* _Challenge_
Write out, word for word, the stretch of lines beginning at the one with "Write a Python" and ending at the one with "x_ticks = [0, 10, 20, 30, 40, 50, 60]", omitting the images.

[Start of Given records]

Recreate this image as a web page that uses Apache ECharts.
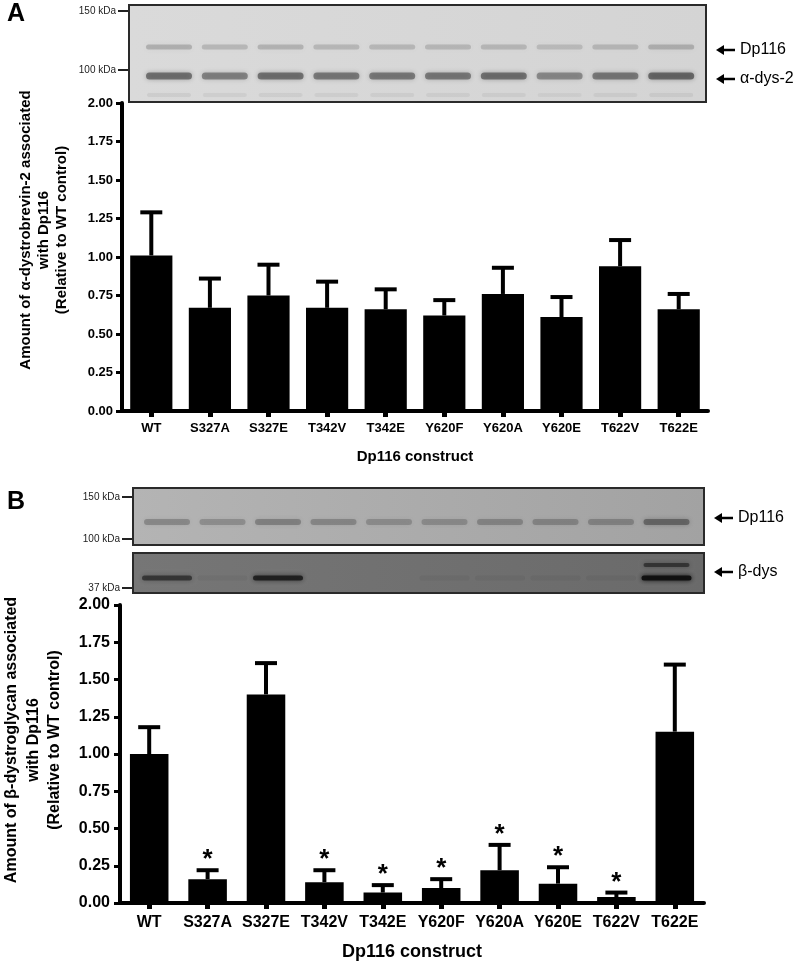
<!DOCTYPE html>
<html>
<head>
<meta charset="utf-8">
<script src="https://cdn.jsdelivr.net/npm/echarts@6/dist/echarts.min.js"></script>
<style>
html,body{margin:0;padding:0;background:#fff;}
#chart{width:800px;height:962px;}
</style>
</head>
<body>
<div id="chart"></div>
<script>
// ---- data ----
const categories = ['WT','S327A','S327E','T342V','T342E','Y620F','Y620A','Y620E','T622V','T622E'];
const alphaMean   = [1.01, 0.67, 0.75, 0.67, 0.66, 0.62, 0.76, 0.61, 0.94, 0.66];
const alphaErrTop = [1.29, 0.86, 0.95, 0.84, 0.79, 0.72, 0.93, 0.74, 1.11, 0.76];
const betaMean    = [1.00, 0.16, 1.40, 0.14, 0.07, 0.10, 0.22, 0.13, 0.04, 1.15];
const betaErrTop  = [1.18, 0.22, 1.61, 0.22, 0.12, 0.16, 0.39, 0.24, 0.07, 1.60];
const betaSignificant = [0, 1, 0, 1, 1, 1, 1, 1, 1, 0];
const alphaSignificant = [0, 0, 0, 0, 0, 0, 0, 0, 0, 0];
// blot band intensities (0..1) per lane
const blotA_dp116 = [0.30, 0.25, 0.28, 0.25, 0.25, 0.25, 0.25, 0.22, 0.25, 0.30];
const blotA_adys2 = [0.60, 0.50, 0.60, 0.55, 0.55, 0.55, 0.60, 0.45, 0.55, 0.65];
const blotB_dp116 = [0.35, 0.30, 0.40, 0.35, 0.30, 0.30, 0.35, 0.35, 0.35, 0.60];
const blotB_bdys  = [0.55, 0.05, 0.75, 0.02, 0.02, 0.05, 0.05, 0.05, 0.05, 0.95];

const FF = '"Liberation Sans", Arial, sans-serif';

function errRender(capHalf, lw, starSize) {
  return function (params, api) {
    const i = api.value(0);
    const p0 = api.coord([i, api.value(1)]);
    const p1 = api.coord([i, api.value(2)]);
    const children = [
      {type:'line', shape:{x1:p0[0], y1:p0[1], x2:p1[0], y2:p1[1]}, style:{stroke:'#000', lineWidth:lw}},
      {type:'line', shape:{x1:p1[0]-capHalf, y1:p1[1], x2:p1[0]+capHalf, y2:p1[1]}, style:{stroke:'#000', lineWidth:lw}}
    ];
    if (api.value(3)) {
      children.push({type:'text', style:{text:'*', x:p1[0], y:p1[1]-10, fill:'#000',
        font:'bold ' + starSize + 'px ' + FF, align:'center', verticalAlign:'middle',
        textAlign:'center', textVerticalAlign:'middle'}});
    }
    return {type:'group', children};
  };
}

// ---- blots as graphic ----
const graphics = [];
function txt(x, y, text, size, opts) {
  opts = opts || {};
  graphics.push({type:'text', x:x, y:y, rotation:opts.rot || 0, silent:true,
    style:{text:text, fill:opts.fill || '#000', font:(opts.weight || 'normal') + ' ' + size + 'px ' + FF,
      align:opts.align || 'left', verticalAlign:'middle', textAlign:opts.align || 'left', textVerticalAlign:'middle'}});
}
function arrowLabel(x, y, text, size) {
  graphics.push({type:'polygon', silent:true, shape:{points:[[x,y],[x+8,y-5],[x+8,y+5]]}, style:{fill:'#000'}});
  graphics.push({type:'line', silent:true, shape:{x1:x+6, y1:y, x2:x+19, y2:y}, style:{stroke:'#000', lineWidth:2.5}});
  txt(x + 24, y, text, size);
}
function marker(xEnd, y, text) {
  graphics.push({type:'line', silent:true, shape:{x1:xEnd-10, y1:y, x2:xEnd, y2:y}, style:{stroke:'#222', lineWidth:2}});
  txt(xEnd - 12, y, text, 10, {align:'right', fill:'#222'});
}
function box(x, y, w, h, c1, c2) {
  graphics.push({type:'rect', silent:true, shape:{x:x, y:y, width:w, height:h},
    style:{fill:{type:'linear', x:0, y:0, x2:1, y2:0, colorStops:[{offset:0, color:c1},{offset:1, color:c2}]},
      stroke:'#2a2a2a', lineWidth:2}});
}
function bands(x0, laneStep, laneW, y, h, vals, base) {
  vals.forEach(function (v, i) {
    if (v < 0.04) return;
    const cx = x0 + i * laneStep;
    const a = Math.min(1, v);
    graphics.push({type:'rect', silent:true, shape:{x:cx - laneW/2, y:y - h/2, width:laneW, height:h, r:h/2},
      style:{fill:'rgba(' + base + ',' + a + ')', shadowBlur:5, shadowColor:'rgba(' + base + ',' + a + ')'}});
  });
}

// Panel A blot
box(129, 5, 577, 97, '#dadada', '#d4d4d4');
bands(169, 55.8, 46, 47, 5, blotA_dp116, '90,90,90');
bands(169, 55.8, 46, 76, 7, blotA_adys2, '60,60,60');
bands(169, 55.8, 44, 95, 4, blotA_dp116.map(function(v){return v*0.4;}), '120,120,120');
marker(128, 11, '150 kDa');
marker(128, 70, '100 kDa');
arrowLabel(716, 50, 'Dp116', 16);
arrowLabel(716, 79, 'α-dys-2', 16);
txt(7, 14, 'A', 25, {weight:'bold'});

// Panel B blots
box(133, 488, 571, 57, '#b4b4b4', '#a2a2a2');
bands(167, 55.5, 46, 522, 6, blotB_dp116, '70,70,70');
box(133, 553, 571, 40, '#767676', '#6a6a6a');
bands(167, 55.5, 50, 578, 5, blotB_bdys, '15,15,15');
bands(167, 55.5, 46, 565, 4, blotB_bdys.map(function(v){return v > 0.9 ? 0.6 : 0;}), '25,25,25');
marker(132, 497, '150 kDa');
marker(132, 539, '100 kDa');
marker(132, 588, '37 kDa');
arrowLabel(714, 518, 'Dp116', 16);
arrowLabel(714, 572, 'β-dys', 16);
txt(7, 502, 'B', 25, {weight:'bold'});

// Y axis titles
txt(26, 230, 'Amount of α-dystrobrevin-2 associated', 15, {weight:'bold', align:'center', rot:Math.PI/2});
txt(44, 230, 'with Dp116', 15, {weight:'bold', align:'center', rot:Math.PI/2});
txt(62, 230, '(Relative to WT control)', 15, {weight:'bold', align:'center', rot:Math.PI/2});
txt(12, 740, 'Amount of β-dystroglycan associated', 16, {weight:'bold', align:'center', rot:Math.PI/2});
txt(34, 740, 'with Dp116', 16, {weight:'bold', align:'center', rot:Math.PI/2});
txt(55, 740, '(Relative to WT control)', 16, {weight:'bold', align:'center', rot:Math.PI/2});

function yAxisCfg(gi, fs, margin) {
  return {type:'value', gridIndex:gi, min:0, max:2, interval:0.25,
    axisLine:{show:true, lineStyle:{color:'#000', width:4}},
    axisTick:{show:true, length:6, lineStyle:{color:'#000', width:3}},
    splitLine:{show:false},
    axisLabel:{color:'#000', fontFamily:FF, fontWeight:'bold', fontSize:fs, margin:margin,
      formatter:function(v){return v.toFixed(2);}}};
}
function xAxisCfg(gi, fs, margin, nameSize, nameGap) {
  return {type:'category', gridIndex:gi, data:categories,
    name:'Dp116 construct', nameLocation:'middle', nameGap:nameGap,
    nameTextStyle:{color:'#000', fontFamily:FF, fontWeight:'bold', fontSize:nameSize},
    axisLine:{show:true, lineStyle:{color:'#000', width:4}},
    axisTick:{show:true, alignWithLabel:true, length:6, lineStyle:{color:'#000', width:5}},
    axisLabel:{color:'#000', fontFamily:FF, fontWeight:'bold', fontSize:fs, margin:margin, interval:0}};
}

const option = {
  animation:false,
  backgroundColor:'#fff',
  grid:[
    {left:122, top:103, width:586, height:308},
    {left:120, top:605, width:584, height:306}
  ],
  xAxis:[xAxisCfg(0, 13, 11, 15, 38), xAxisCfg(1, 16, 12, 18, 40)],
  yAxis:[yAxisCfg(0, 13, 9), yAxisCfg(1, 16, 10)],
  series:[
    {type:'bar', xAxisIndex:0, yAxisIndex:0, data:alphaMean, barWidth:'72%', itemStyle:{color:'#000'}},
    {type:'custom', xAxisIndex:0, yAxisIndex:0, renderItem:errRender(11, 4, 26),
      encode:{x:0, y:[1,2]},
      data:categories.map(function(c,i){return [i, alphaMean[i], alphaErrTop[i], alphaSignificant[i]];})},
    {type:'bar', xAxisIndex:1, yAxisIndex:1, data:betaMean, barWidth:'66%', itemStyle:{color:'#000'}},
    {type:'custom', xAxisIndex:1, yAxisIndex:1, renderItem:errRender(11, 4, 26),
      encode:{x:0, y:[1,2]},
      data:categories.map(function(c,i){return [i, betaMean[i], betaErrTop[i], betaSignificant[i]];})}
  ],
  graphic:graphics
};
const chart = echarts.init(document.getElementById('chart'), null, {renderer:'canvas'});
chart.setOption(option);
</script>
</body>
</html>
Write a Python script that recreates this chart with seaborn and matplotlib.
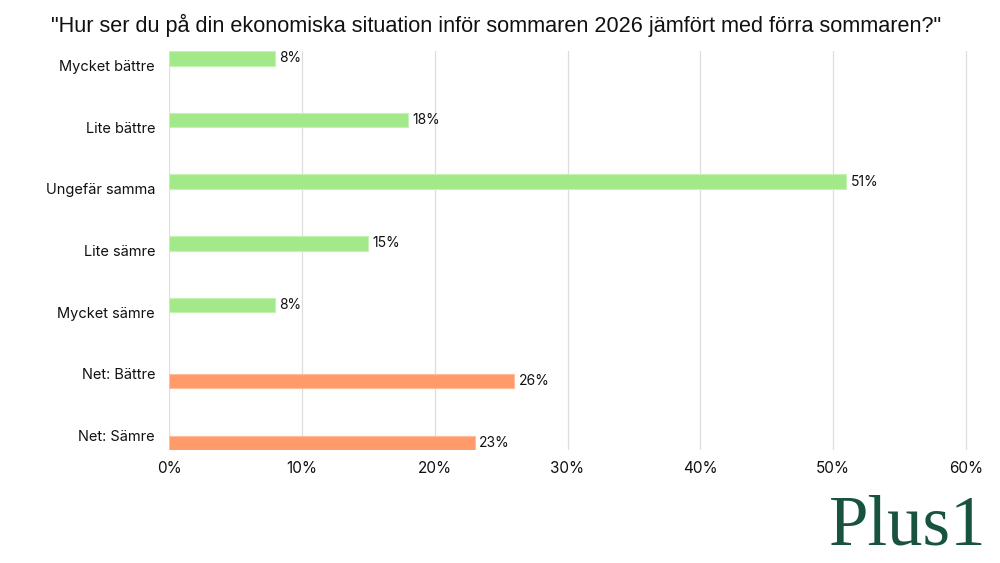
import pandas as pd
import matplotlib.pyplot as plt
import seaborn as sns

categories = ["Mycket bättre", "Lite bättre", "Ungefär samma", "Lite sämre",
              "Mycket sämre", "Net: Bättre", "Net: Sämre"]
values = [8, 18, 51, 15, 8, 26, 23]
groups = ["Svar", "Svar", "Svar", "Svar", "Svar", "Net", "Net"]
x_ticks = [0, 10, 20, 30, 40, 50, 60]

title = '"Hur ser du på din ekonomiska situation inför sommaren 2026 jämfört med förra sommaren?"'

df = pd.DataFrame({"kategori": categories, "andel": values, "grupp": groups})

sns.set_theme(style="white")
plt.rcParams['font.family'] = ['Inter', 'DejaVu Sans']

fig = plt.figure(figsize=(10, 5.63), dpi=100)
ax = fig.add_axes([0.169, 0.2007, 0.799, 0.7087])

palette = {"Svar": "#a3e98a", "Net": "#ff9b6b"}
sns.barplot(data=df, x="andel", y="kategori", hue="grupp", order=categories,
            hue_order=["Svar", "Net"], palette=palette, dodge=True, width=0.47,
            orient="h", saturation=1, legend=False, ax=ax, zorder=3)

edge = {"Svar": "#c4f2b0", "Net": "#ffbd9c"}
for cont, g in zip(ax.containers, ["Svar", "Net"]):
    for bar in cont:
        bar.set_edgecolor(edge[g])
        bar.set_linewidth(0.8)
    ax.bar_label(cont, labels=[f"{v:.0f}%" if v == v else "" for v in cont.datavalues],
                 padding=3, fontsize=10, color="#111111")

ax.set_xlim(0, 60.15)
ax.set_ylim(6.235, -0.235)
ax.set_xticks(x_ticks)
ax.set_xticklabels([f"{t}%" for t in x_ticks], fontsize=11, color="#111111")
ax.tick_params(axis="x", pad=8, length=0)
ax.tick_params(axis="y", pad=10, length=0, labelsize=10.5, labelcolor="#111111")
ax.set_xlabel("")
ax.set_ylabel("")
ax.grid(axis="x", color="#dddddd", linewidth=0.9, zorder=0)
ax.grid(axis="y", visible=False)
for s in ax.spines.values():
    s.set_visible(False)

fig.text(0.496, 0.955, title, ha="center", va="center", fontsize=15.6,
         family=["Liberation Sans", "DejaVu Sans"], color="#111111")

fig.text(0.986, 0.033, "Plus1", ha="right", va="baseline", fontsize=51,
         family=["Liberation Serif", "DejaVu Serif"], color="#17533f")

fig.savefig("out.png", dpi=100, facecolor="white")
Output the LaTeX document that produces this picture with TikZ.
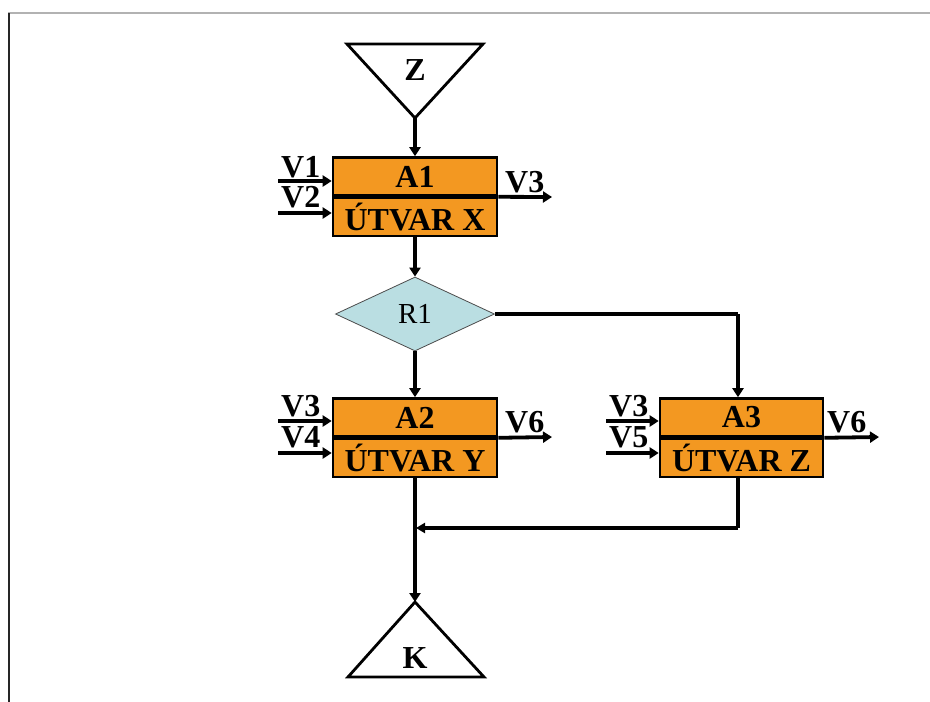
\documentclass[tikz,border=0pt]{standalone}
\usepackage{fontspec}
\setmainfont{Liberation Serif}
\usetikzlibrary{shapes.geometric,arrows.meta,calc}
\definecolor{boxorange}{RGB}{243,152,33}
\definecolor{decblue}{RGB}{186,222,226}
\begin{document}
\begin{tikzpicture}[x=1pt,y=-1pt,
  lbl/.style={font=\fontsize{32}{32}\selectfont\bfseries, inner sep=0pt},
  box/.style={draw=black, line width=2.6pt, fill=boxorange, minimum width=164pt, minimum height=38pt, inner sep=0pt, font=\fontsize{32}{32}\selectfont\bfseries},
  dec/.style={diamond, draw=black!70, line width=0.8pt, fill=decblue, minimum width=159pt, minimum height=74pt, aspect=2.15, inner sep=0pt, font=\fontsize{29}{29}\selectfont},
  arr/.style={line width=3.8pt, -{Triangle[length=9pt,width=11pt]}},
  plainline/.style={line width=3.2pt},
  tri/.style={draw=black, line width=2.8pt, fill=white, line join=miter}
]
\useasboundingbox (0,0) rectangle (930,702);
% frame
\draw[black!30, line width=1.5pt] (8,13) -- (930,13);
\draw[black!85, line width=2pt] (8.5,13) -- (8.5,702);

% start triangle Z
\coordinate (zl) at (347,44);
\coordinate (zr) at (483,44);
\coordinate (zap) at (415,118);
\draw[tri] (zl) -- (zr) -- (zap) -- cycle;
\node[lbl] (zt) at (415,70) {Z};

% A1
\node[box] (a1t) at (415,176.5) {A1};
\node[box, anchor=north] (a1b) at (a1t.south) {ÚTVAR X};
\draw[arr] (zap) -- (a1t.north);
\coordinate (v1s) at (278,181);
\coordinate (v2s) at (278,213);
\draw[arr] (v1s) -- (v1s -| a1t.west);
\draw[arr] (v2s) -- (v2s -| a1b.west);
\node[lbl, anchor=base west] (v1) at (281,177) {V1};
\node[lbl, anchor=base west] (v2) at (281,207) {V2};
\coordinate (v3e) at (552,197);
\draw[arr] (a1t.south east) -- (v3e);
\node[lbl, anchor=base west] (v3a) at (505,192) {V3};

% decision R1
\node[dec] (r1) at (415,314) {R1};
\draw[arr] (a1b.south) -- (r1.north);

% A2
\node[box] (a2t) at (415,417.5) {A2};
\node[box, anchor=north] (a2b) at (a2t.south) {ÚTVAR Y};
\draw[arr] (r1.south) -- (a2t.north);
\coordinate (v3bs) at (278,421);
\coordinate (v4s) at (278,453);
\draw[arr] (v3bs) -- (v3bs -| a2t.west);
\draw[arr] (v4s) -- (v4s -| a2b.west);
\node[lbl, anchor=base west] (v3b) at (281,416) {V3};
\node[lbl, anchor=base west] (v4) at (281,447) {V4};
\coordinate (v6ae) at (552,437);
\draw[arr] (a2t.south east) -- (v6ae);
\node[lbl, anchor=base west] (v6a) at (505,432) {V6};

% A3
\node[box, minimum width=163pt] (a3t) at (741.5,417.5) {A3};
\node[box, minimum width=163pt, anchor=north] (a3b) at (a3t.south) {ÚTVAR Z};
\coordinate (r1c) at (738,314);
\draw[plainline] (r1.east) -- (r1c);
\draw[arr] (r1c) -- (r1c |- a3t.north);
\coordinate (v3cs) at (606,421);
\coordinate (v5s) at (606,453);
\draw[arr] (v3cs) -- (v3cs -| a3t.west);
\draw[arr] (v5s) -- (v5s -| a3b.west);
\node[lbl, anchor=base west] (v3c) at (609,416) {V3};
\node[lbl, anchor=base west] (v5) at (609,447) {V5};
\coordinate (v6be) at (879,437);
\draw[arr] (a3t.south east) -- (v6be);
\node[lbl, anchor=base west] (v6b) at (827,432) {V6};

% end triangle K
\coordinate (kap) at (415,602);
\coordinate (kl) at (348,677);
\coordinate (kr) at (484,677);
\draw[tri] (kap) -- (kr) -- (kl) -- cycle;
\node[lbl] (kt) at (415,658) {K};

% merge
\coordinate (a3d) at (738,528);
\coordinate (mj) at (415,528);
\draw[plainline] (a3b.south -| a3d) -- (a3d);
\draw[plainline, -{Triangle[length=9pt,width=10pt]}] (a3d) -- ($(mj)+(1,0)$);
\draw[arr] (a2b.south) -- (kap);
\end{tikzpicture}
\end{document}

[End of Given records]

* _Result of this exercise_
Write a Python script that recreates this chart with seaborn and matplotlib.
import pandas as pd
import matplotlib.pyplot as plt
import seaborn as sns

categories = ["Mycket bättre", "Lite bättre", "Ungefär samma", "Lite sämre",
              "Mycket sämre", "Net: Bättre", "Net: Sämre"]
values = [8, 18, 51, 15, 8, 26, 23]
groups = ["Svar", "Svar", "Svar", "Svar", "Svar", "Net", "Net"]
x_ticks = [0, 10, 20, 30, 40, 50, 60]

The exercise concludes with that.